My husband teased me yesterday and I laughed.
He started the teasing and I started poking and teasing him back. He dodged my fingers and grabbed me pulling me into him laughing. I was still giggling as he hugged me close and kissed the top of my head.
“I love hearing you laugh,” he whispered into my hair sadly.
How’s that for sad, when even in the happy moments,in the ‘used’ to be normal moments between us there is a sadness. He finds regrets in my laughter, my giggles remind him of what he lost. I wish my happiness wasn’t a trigger for him, but it is. I have triggers which I battle every single day, but his triggers are real too. My tears, my laughter, words spoken by our children…they all trigger in him regret and sadness…and I can’t control them for him.
I shouldn’t feel bad, he knew what he was doing when he made his choices. He knew what he could lose. He knew he was putting his family on the line, when he crossed it, and had an affair. I don’t think he ever thought I would stay, I would give him a second chance, he would be given the opportunity to rebuild his family…I think he was counting on not having to see the damage up close. Yet here he is standing in the shattered remains of his home, and he is having to clean up the mess. It’s like my teenage sons having a party…an all out 100 kegs, 1000 guests, stripper poles in each corner, baseball bats taken to my dishes, spray paint to the walls, burning the couch in the front yard, pissing off my porch party.

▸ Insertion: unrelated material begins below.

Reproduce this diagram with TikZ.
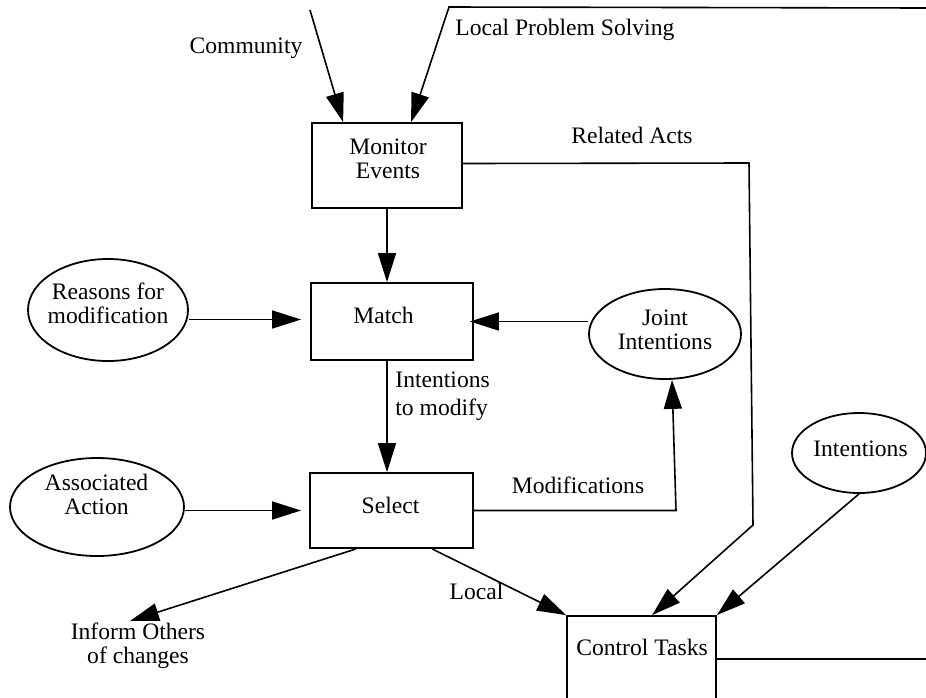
\documentclass[tikz,border=0pt]{standalone}
\usepackage{fontspec}
\setmainfont{Liberation Serif}
\usetikzlibrary{arrows.meta,shapes.geometric}

\tikzset{
  txt/.style={font=\fontsize{11.8}{12}\selectfont, inner sep=0pt, align=center},
  box/.style={draw, line width=0.9pt, rectangle, inner sep=0pt},
  oval/.style={draw, line width=0.9pt, ellipse, inner sep=0pt},
  link/.style={line width=0.8pt},
  arr/.style={link, -{Triangle[length=14.5pt,width=9pt]}},
}

\begin{document}
\begin{tikzpicture}[x=0.5pt,y=-0.5pt]
  \clip (0,0) rectangle (926,697);

  % process boxes
  \node[box, minimum width=75pt, minimum height=42.5pt] (monitor) at (387,165.5) {};
  \node[box, minimum width=81pt, minimum height=38.5pt] (match) at (392,321.5) {};
  \node[box, minimum width=81.5pt, minimum height=37.5pt] (select) at (391.5,510.5) {};
  \node[box, minimum width=74.5pt, minimum height=43pt] (control) at (641.5,659) {};

  % data stores
  \node[oval, minimum width=80pt, minimum height=51pt] (reasons) at (108,310) {};
  \node[oval, minimum width=76pt, minimum height=45pt] (joint) at (665,334) {};
  \node[oval, minimum width=87pt, minimum height=49pt] (assoc) at (97,507) {};
  \node[oval, minimum width=67pt, minimum height=40pt] (intent) at (859,453) {};

  % texts (base anchor sits on the last line)
  \node[txt, anchor=base] (monitortxt) at (388,178) {Monitor\\Events};
  \node[txt, anchor=base] (matchtxt) at (383.5,323) {Match};
  \node[txt, anchor=base] (selecttxt) at (390.5,513) {Select};
  \node[txt, anchor=base] (controltxt) at (642,655) {Control Tasks};
  \node[txt, anchor=base] (reasonstxt) at (108,323) {Reasons for\\modification};
  \node[txt, anchor=base] (jointtxt) at (665,349) {Joint\\Intentions};
  \node[txt, anchor=base] (assoctxt) at (96.5,514) {Associated\\Action};
  \node[txt, anchor=base] (intenttxt) at (860.5,456) {Intentions};

  \node[txt, anchor=base] (community) at (246,53) {Community};
  \node[txt, anchor=base west] (lps) at (455,35) {Local Problem Solving};
  \node[txt, anchor=base] (related) at (632,143) {Related Acts};
  \node[txt, anchor=base west, align=left, font=\fontsize{11.8}{14}\selectfont] (tomodify) at (395,415) {Intentions\\to modify};
  \node[txt, anchor=base] (modif) at (578,493) {Modifications};
  \node[txt, anchor=base] (local) at (476.5,599) {Local};
  \node[txt, anchor=base] (inform) at (138,663) {Inform Others\\of changes};

  % loose ends at the border
  \coordinate (commsrc) at (310,10);
  \coordinate (lpssrc) at (926,8);
  \coordinate (ctlout) at (926,659);

  % connectors
  \draw[arr] (commsrc) -- ([xshift=16pt]monitor.north west);
  \draw[arr] (lpssrc) -- (449,7) -- ([xshift=50pt]monitor.north west);
  \draw[arr] ([yshift=1pt]monitor.east) -- (749,163) -- (753,525) -- ([xshift=43pt]control.north west);
  \draw[arr] (monitor.south) -- (monitor.south |- match.north);
  \draw[arr, shorten >=4.5pt] ([yshift=1pt]reasons.east |- match.west) -- ([yshift=1pt]match.west);
  \draw[arr, shorten >=-2pt] (joint.west |- match.east) -- (match.east);
  \draw[arr] (match.south -| monitor.south) -- (select.north -| monitor.south);
  \draw[arr] (select.east) -- (676,510.5) -- ([xshift=3.5pt]joint.south);
  \draw[arr, shorten >=4pt] (assoc.east |- select.west) -- (select.west);
  \draw[arr] ([xshift=23.5pt]select.south west) -- ([xshift=-4pt,yshift=0.5pt]inform.north);
  \draw[arr] ([xshift=61.5pt]select.south west) -- (control.north west);
  \draw[arr] (intent.south) -- (control.north east);
  \draw[link] (control.east) -- (ctlout);
  \draw[line width=1.4pt] (835,659) -- (858,659);
\end{tikzpicture}
\end{document}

My boys say as it gets out of control “Screw it were dead anyway, moms gonna kill us and then kick us out, so we might as well blow up the house and party like it’s our last night!!” My first reaction? To kill the little shits as I’m seeing the cuss words in purple paint on my walls, and smell the scent of burning stuffing, urine and puke which has engulfed my house. I walk through dodging shards of glass and trash. My home is destroyed and laying on the floor, drunk and passed out are my sons. They see the anger and hurt in my eyes and are ready to leave the shattered remains of our family home. Instead? They are given the chore to clean up the mess, to scrub down the floors, repaint the walls, buy a new couch. Leaving? That would be too easy, and would let them imagine the work being done, and in time they would remember it as having not been ‘so bad’. They would tell themselves I overreacted, what’s a little puke?
It sucks for my husband, having to rebuild what he broke, having to live in the damaged family. At some point my laughter won’t hurt him, and my tears will fade. He won’t ever forget having to work everyday to clean up his mess. He will never think my hurt, my pain wasn’t real, he will never think it exaggerated.
He will always appreciate my laughter and giggles.